I’ve been tired and cranky lately despite having a lot of fun as well. I think that the fun has made me miss the times when I can’t have fun. Or that I can’t have fun with the people I’d like to be having the fun with. I’m very grateful to my friends. I don’t have a line of friends around the block. I have a few friends that I enjoy spending time with. I treasure them. (In one case, I treasure him so much as a friend that though I can tell he would love to bottom to me, I won’t even consider risking the friendship for some sadistic fun.) My friends have been great about trying to keep me busy and my spirits up. But they are no substitute for the men I want to be spending physical time with.

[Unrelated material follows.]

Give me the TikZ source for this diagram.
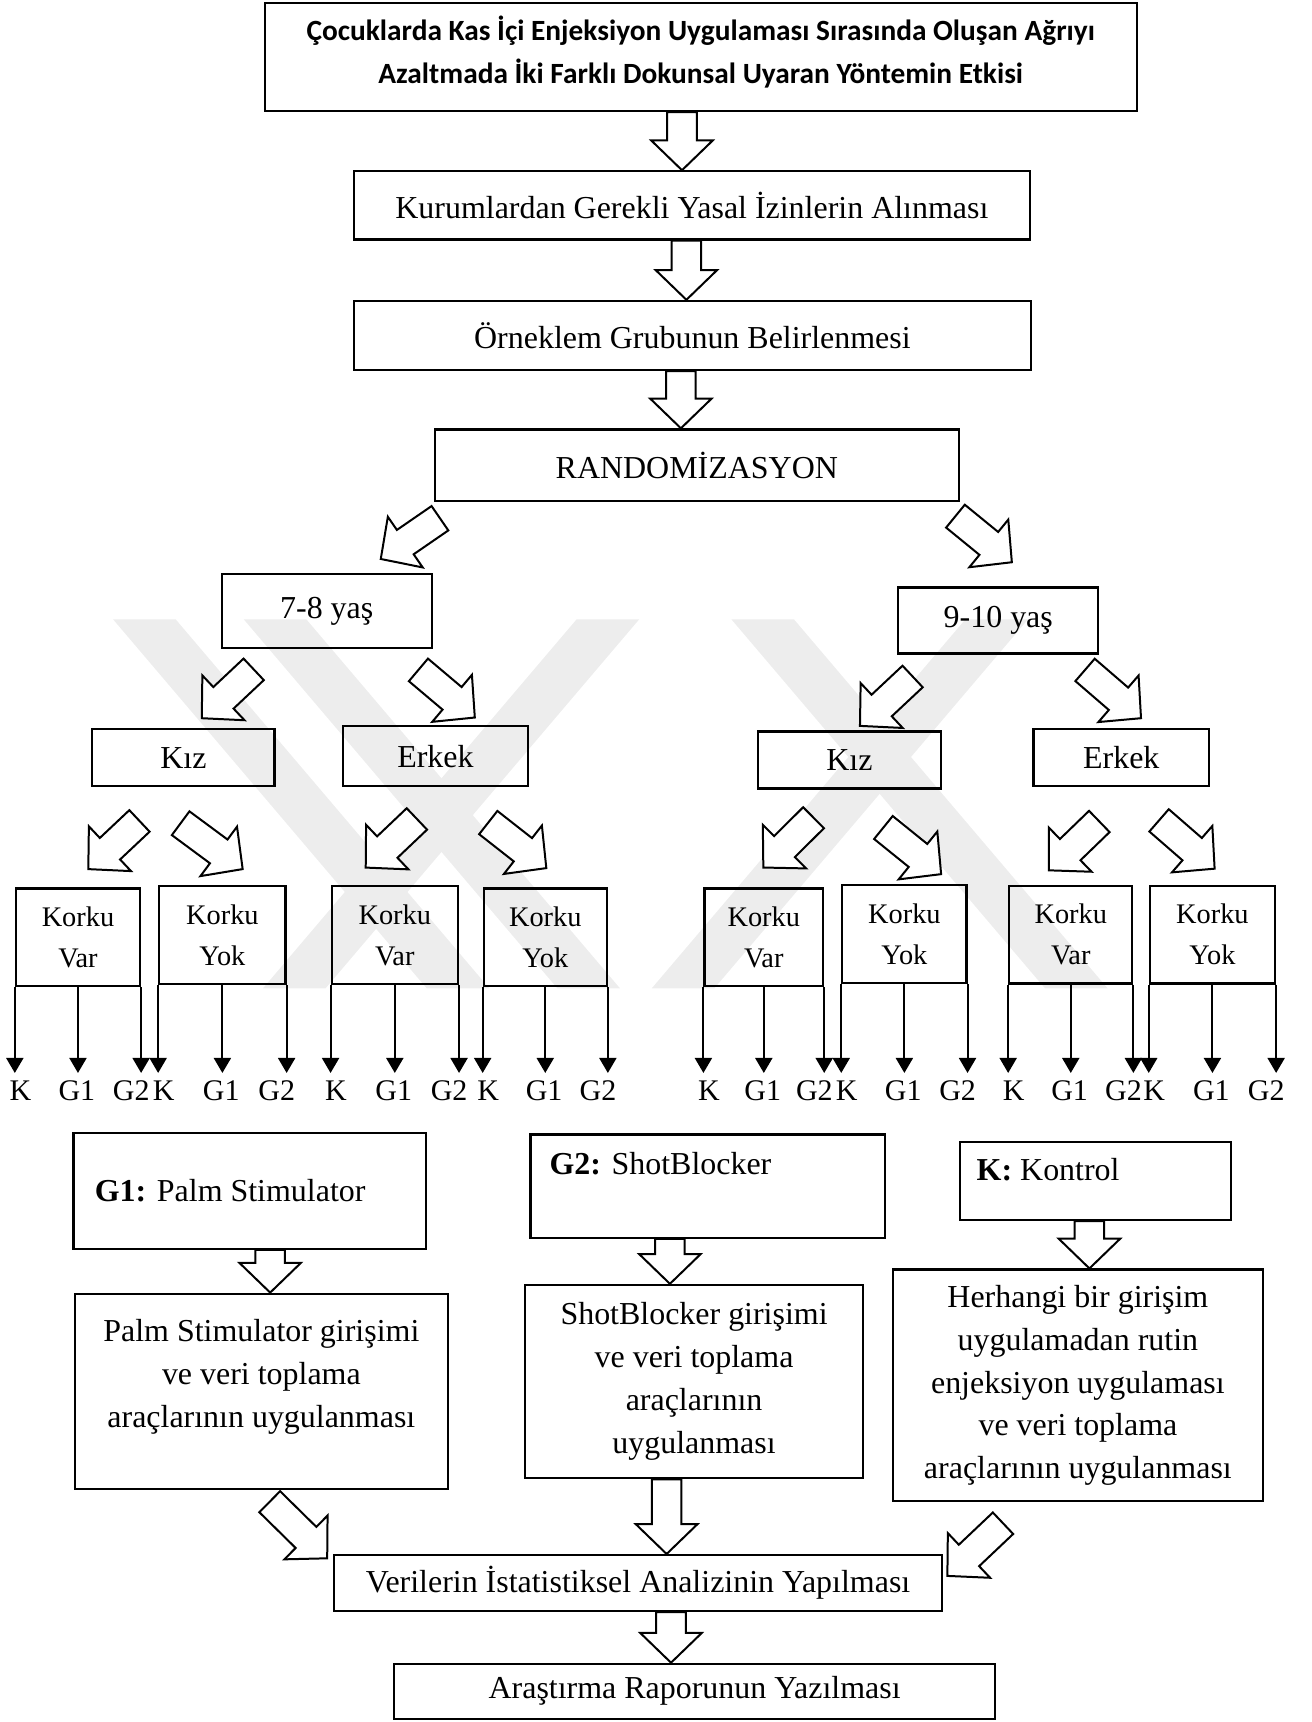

I think I’m reaching my limit on doing without the physicality I crave and need. Dealing with the lack of physical presence of the raven was a lot more palatable when I had the husband around. But now that he is a visitor instead of living here, I am not getting what I need as often as I need it. People I know are a terrible fit for me are starting to look more palatable. That’s not a good thing. Luckily, I’m still at a point where I recognize it’s not a good thing and is a result of my needs not being met. But I can conceive a time that line will blur if this continues.
Also. I’m completely over the whole “Alpha” thing. I don’t care if it’s alpha dog or alpha male or alpha bitch or alpha slave. I’m over it.